-- start Given data --

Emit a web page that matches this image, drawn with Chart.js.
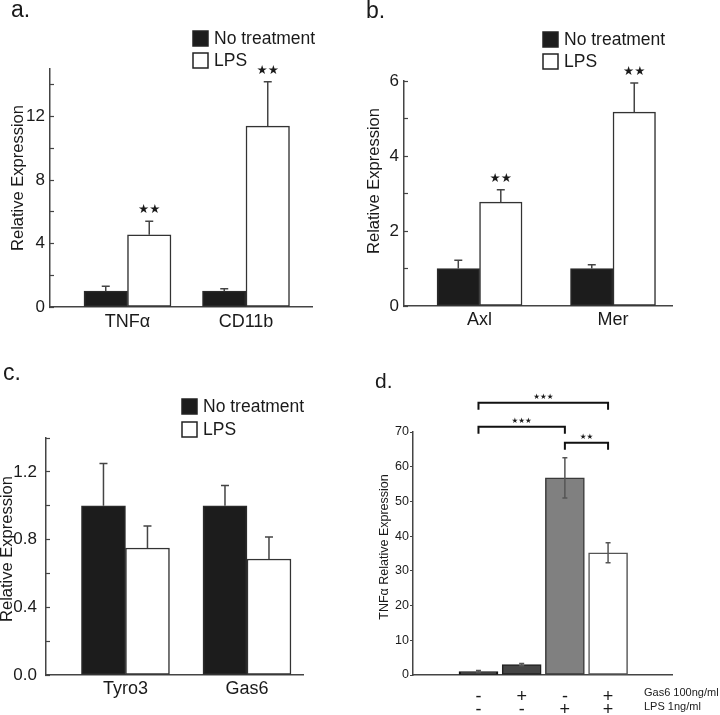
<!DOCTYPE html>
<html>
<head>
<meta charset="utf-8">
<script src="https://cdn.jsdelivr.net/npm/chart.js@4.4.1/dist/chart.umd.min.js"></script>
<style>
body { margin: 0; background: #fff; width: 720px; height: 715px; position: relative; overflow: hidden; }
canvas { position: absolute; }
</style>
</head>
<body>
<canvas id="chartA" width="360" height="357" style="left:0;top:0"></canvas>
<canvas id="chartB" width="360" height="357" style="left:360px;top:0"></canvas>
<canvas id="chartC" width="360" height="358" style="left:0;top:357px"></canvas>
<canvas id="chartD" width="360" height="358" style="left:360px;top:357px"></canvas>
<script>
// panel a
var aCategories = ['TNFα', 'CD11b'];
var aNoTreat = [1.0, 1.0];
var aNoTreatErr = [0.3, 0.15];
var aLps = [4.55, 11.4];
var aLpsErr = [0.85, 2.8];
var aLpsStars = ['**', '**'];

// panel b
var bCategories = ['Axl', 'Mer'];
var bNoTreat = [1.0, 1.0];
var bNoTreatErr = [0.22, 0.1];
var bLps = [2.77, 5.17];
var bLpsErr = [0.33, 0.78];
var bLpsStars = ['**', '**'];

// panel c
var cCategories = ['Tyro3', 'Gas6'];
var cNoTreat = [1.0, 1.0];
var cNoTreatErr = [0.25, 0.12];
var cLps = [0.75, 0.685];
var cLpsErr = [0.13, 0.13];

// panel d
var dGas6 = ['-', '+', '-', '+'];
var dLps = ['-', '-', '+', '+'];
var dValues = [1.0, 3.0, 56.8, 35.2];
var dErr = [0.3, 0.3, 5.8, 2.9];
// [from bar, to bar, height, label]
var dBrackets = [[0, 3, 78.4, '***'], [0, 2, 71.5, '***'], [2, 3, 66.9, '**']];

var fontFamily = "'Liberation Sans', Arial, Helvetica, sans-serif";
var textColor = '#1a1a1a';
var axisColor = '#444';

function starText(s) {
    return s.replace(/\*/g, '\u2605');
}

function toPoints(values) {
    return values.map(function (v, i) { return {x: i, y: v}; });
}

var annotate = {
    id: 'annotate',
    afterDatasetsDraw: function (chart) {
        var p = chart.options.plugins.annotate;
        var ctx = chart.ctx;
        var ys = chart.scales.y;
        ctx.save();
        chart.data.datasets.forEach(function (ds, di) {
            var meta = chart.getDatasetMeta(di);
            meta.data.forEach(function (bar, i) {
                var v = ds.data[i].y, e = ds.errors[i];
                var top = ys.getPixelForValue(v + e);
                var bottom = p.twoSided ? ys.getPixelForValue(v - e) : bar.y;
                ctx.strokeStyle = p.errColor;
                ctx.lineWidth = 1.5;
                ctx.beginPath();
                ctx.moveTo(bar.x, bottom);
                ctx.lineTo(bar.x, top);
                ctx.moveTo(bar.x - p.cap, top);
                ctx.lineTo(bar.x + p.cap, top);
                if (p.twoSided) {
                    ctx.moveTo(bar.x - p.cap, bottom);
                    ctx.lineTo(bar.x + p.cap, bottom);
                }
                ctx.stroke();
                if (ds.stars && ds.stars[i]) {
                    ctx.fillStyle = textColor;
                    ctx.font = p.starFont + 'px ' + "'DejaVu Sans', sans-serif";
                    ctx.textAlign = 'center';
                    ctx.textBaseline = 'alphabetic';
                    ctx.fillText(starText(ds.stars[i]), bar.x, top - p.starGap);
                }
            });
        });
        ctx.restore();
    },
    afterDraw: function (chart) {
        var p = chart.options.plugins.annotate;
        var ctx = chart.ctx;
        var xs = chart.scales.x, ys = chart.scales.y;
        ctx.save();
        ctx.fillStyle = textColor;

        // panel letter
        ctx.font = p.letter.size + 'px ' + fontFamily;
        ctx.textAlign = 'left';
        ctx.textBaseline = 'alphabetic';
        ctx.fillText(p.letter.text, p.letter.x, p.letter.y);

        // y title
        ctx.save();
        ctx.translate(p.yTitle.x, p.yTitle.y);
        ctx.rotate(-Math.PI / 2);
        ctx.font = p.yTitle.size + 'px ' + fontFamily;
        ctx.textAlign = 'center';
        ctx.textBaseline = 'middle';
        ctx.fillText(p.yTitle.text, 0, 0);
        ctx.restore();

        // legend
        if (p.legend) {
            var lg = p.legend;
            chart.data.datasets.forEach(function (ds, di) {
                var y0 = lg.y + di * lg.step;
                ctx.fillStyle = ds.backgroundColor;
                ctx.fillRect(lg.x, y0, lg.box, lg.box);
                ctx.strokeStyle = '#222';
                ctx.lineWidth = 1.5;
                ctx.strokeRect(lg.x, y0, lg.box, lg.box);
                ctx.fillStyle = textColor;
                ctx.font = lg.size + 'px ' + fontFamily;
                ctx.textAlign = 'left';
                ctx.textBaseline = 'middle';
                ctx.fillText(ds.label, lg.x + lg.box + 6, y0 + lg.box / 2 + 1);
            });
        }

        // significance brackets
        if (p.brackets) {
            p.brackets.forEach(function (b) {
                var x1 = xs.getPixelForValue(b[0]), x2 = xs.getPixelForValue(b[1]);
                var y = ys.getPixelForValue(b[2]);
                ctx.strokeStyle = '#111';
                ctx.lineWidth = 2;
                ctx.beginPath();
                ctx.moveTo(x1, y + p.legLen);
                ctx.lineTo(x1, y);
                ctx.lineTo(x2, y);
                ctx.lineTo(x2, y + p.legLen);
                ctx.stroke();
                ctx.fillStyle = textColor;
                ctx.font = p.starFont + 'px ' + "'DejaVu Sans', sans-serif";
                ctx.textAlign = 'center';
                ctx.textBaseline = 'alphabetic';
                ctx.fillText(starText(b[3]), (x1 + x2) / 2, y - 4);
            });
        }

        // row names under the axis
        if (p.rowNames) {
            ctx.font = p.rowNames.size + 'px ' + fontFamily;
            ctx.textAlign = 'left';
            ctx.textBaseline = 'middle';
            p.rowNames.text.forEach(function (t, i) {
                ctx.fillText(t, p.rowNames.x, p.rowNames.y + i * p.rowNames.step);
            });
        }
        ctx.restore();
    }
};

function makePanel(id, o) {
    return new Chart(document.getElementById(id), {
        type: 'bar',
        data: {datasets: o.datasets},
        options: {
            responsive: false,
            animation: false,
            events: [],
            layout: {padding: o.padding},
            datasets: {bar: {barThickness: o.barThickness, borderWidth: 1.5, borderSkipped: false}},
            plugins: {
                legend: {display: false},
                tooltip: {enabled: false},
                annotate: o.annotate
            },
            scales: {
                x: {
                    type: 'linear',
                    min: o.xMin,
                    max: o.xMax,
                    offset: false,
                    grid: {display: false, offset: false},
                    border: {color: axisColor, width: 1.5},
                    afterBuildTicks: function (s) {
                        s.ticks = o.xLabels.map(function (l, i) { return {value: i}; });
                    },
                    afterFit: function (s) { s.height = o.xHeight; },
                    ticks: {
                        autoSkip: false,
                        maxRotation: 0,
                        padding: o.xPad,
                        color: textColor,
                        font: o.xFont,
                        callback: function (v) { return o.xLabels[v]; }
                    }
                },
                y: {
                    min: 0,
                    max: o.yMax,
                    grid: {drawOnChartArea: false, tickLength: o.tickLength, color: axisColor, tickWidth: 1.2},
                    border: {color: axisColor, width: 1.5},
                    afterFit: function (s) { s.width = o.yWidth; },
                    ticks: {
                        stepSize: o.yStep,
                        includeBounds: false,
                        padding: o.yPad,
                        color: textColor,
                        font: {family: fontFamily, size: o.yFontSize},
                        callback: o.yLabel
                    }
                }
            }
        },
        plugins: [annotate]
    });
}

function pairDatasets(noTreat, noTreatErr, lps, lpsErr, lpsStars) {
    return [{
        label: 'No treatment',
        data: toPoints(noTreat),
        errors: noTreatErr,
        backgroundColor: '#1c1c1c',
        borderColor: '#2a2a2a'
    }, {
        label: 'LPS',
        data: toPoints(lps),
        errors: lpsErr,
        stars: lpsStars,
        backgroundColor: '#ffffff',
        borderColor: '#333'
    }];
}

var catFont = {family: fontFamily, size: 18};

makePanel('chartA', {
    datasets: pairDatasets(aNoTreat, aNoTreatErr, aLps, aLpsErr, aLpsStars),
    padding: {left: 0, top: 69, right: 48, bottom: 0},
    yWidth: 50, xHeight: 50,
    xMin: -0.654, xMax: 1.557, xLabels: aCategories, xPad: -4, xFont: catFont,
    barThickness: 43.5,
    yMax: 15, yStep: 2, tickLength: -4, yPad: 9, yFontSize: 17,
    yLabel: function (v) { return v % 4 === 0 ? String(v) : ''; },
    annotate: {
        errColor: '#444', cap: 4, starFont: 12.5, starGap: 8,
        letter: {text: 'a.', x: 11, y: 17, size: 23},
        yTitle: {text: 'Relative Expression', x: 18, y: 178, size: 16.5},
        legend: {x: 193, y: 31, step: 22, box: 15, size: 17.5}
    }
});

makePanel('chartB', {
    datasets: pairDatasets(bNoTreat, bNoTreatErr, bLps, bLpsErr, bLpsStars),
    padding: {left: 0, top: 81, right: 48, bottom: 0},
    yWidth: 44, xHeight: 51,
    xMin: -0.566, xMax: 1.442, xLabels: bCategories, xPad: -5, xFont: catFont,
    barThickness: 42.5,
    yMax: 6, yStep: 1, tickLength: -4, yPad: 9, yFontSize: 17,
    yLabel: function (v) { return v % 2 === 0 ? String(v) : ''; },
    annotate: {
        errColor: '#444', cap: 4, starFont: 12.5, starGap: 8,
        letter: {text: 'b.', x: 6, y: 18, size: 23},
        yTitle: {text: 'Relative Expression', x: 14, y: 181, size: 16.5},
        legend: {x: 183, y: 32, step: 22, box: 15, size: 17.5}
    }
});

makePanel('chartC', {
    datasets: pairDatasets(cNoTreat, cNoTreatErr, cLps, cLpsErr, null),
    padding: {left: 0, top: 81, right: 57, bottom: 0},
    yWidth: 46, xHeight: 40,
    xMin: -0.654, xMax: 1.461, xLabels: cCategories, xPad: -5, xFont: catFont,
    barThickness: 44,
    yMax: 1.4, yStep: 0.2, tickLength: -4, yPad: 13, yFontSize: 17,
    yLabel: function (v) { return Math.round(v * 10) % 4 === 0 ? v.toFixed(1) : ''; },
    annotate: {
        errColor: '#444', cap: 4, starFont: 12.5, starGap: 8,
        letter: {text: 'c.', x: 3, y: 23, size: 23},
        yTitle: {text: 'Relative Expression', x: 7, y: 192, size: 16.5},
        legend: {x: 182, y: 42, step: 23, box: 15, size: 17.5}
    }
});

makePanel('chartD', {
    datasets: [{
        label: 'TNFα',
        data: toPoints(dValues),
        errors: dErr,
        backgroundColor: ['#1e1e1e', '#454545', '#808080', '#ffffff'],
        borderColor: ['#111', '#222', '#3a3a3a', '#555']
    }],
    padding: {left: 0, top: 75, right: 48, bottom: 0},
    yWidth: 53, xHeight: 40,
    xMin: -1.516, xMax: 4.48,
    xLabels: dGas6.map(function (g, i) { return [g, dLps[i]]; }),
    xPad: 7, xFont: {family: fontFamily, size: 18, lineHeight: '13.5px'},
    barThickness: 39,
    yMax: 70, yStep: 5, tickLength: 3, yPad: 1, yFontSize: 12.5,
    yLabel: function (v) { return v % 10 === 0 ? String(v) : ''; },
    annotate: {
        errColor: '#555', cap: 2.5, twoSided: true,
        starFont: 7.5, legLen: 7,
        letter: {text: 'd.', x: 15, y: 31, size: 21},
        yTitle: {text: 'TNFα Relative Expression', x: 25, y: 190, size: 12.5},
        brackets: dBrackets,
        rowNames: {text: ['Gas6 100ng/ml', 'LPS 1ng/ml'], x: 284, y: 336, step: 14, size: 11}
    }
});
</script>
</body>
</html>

-- end Given data --

*Exercise instructions*.
Pictures are excluded; extract exactly the lines from the start of the data through the line that holds "[2, 3, 66.9, '**']];", both ends included.

*Written solution*.
Emit a web page that matches this image, drawn with Chart.js.
<!DOCTYPE html>
<html>
<head>
<meta charset="utf-8">
<script src="https://cdn.jsdelivr.net/npm/chart.js@4.4.1/dist/chart.umd.min.js"></script>
<style>
body { margin: 0; background: #fff; width: 720px; height: 715px; position: relative; overflow: hidden; }
canvas { position: absolute; }
</style>
</head>
<body>
<canvas id="chartA" width="360" height="357" style="left:0;top:0"></canvas>
<canvas id="chartB" width="360" height="357" style="left:360px;top:0"></canvas>
<canvas id="chartC" width="360" height="358" style="left:0;top:357px"></canvas>
<canvas id="chartD" width="360" height="358" style="left:360px;top:357px"></canvas>
<script>
// panel a
var aCategories = ['TNFα', 'CD11b'];
var aNoTreat = [1.0, 1.0];
var aNoTreatErr = [0.3, 0.15];
var aLps = [4.55, 11.4];
var aLpsErr = [0.85, 2.8];
var aLpsStars = ['**', '**'];

// panel b
var bCategories = ['Axl', 'Mer'];
var bNoTreat = [1.0, 1.0];
var bNoTreatErr = [0.22, 0.1];
var bLps = [2.77, 5.17];
var bLpsErr = [0.33, 0.78];
var bLpsStars = ['**', '**'];

// panel c
var cCategories = ['Tyro3', 'Gas6'];
var cNoTreat = [1.0, 1.0];
var cNoTreatErr = [0.25, 0.12];
var cLps = [0.75, 0.685];
var cLpsErr = [0.13, 0.13];

// panel d
var dGas6 = ['-', '+', '-', '+'];
var dLps = ['-', '-', '+', '+'];
var dValues = [1.0, 3.0, 56.8, 35.2];
var dErr = [0.3, 0.3, 5.8, 2.9];
// [from bar, to bar, height, label]
var dBrackets = [[0, 3, 78.4, '***'], [0, 2, 71.5, '***'], [2, 3, 66.9, '**']];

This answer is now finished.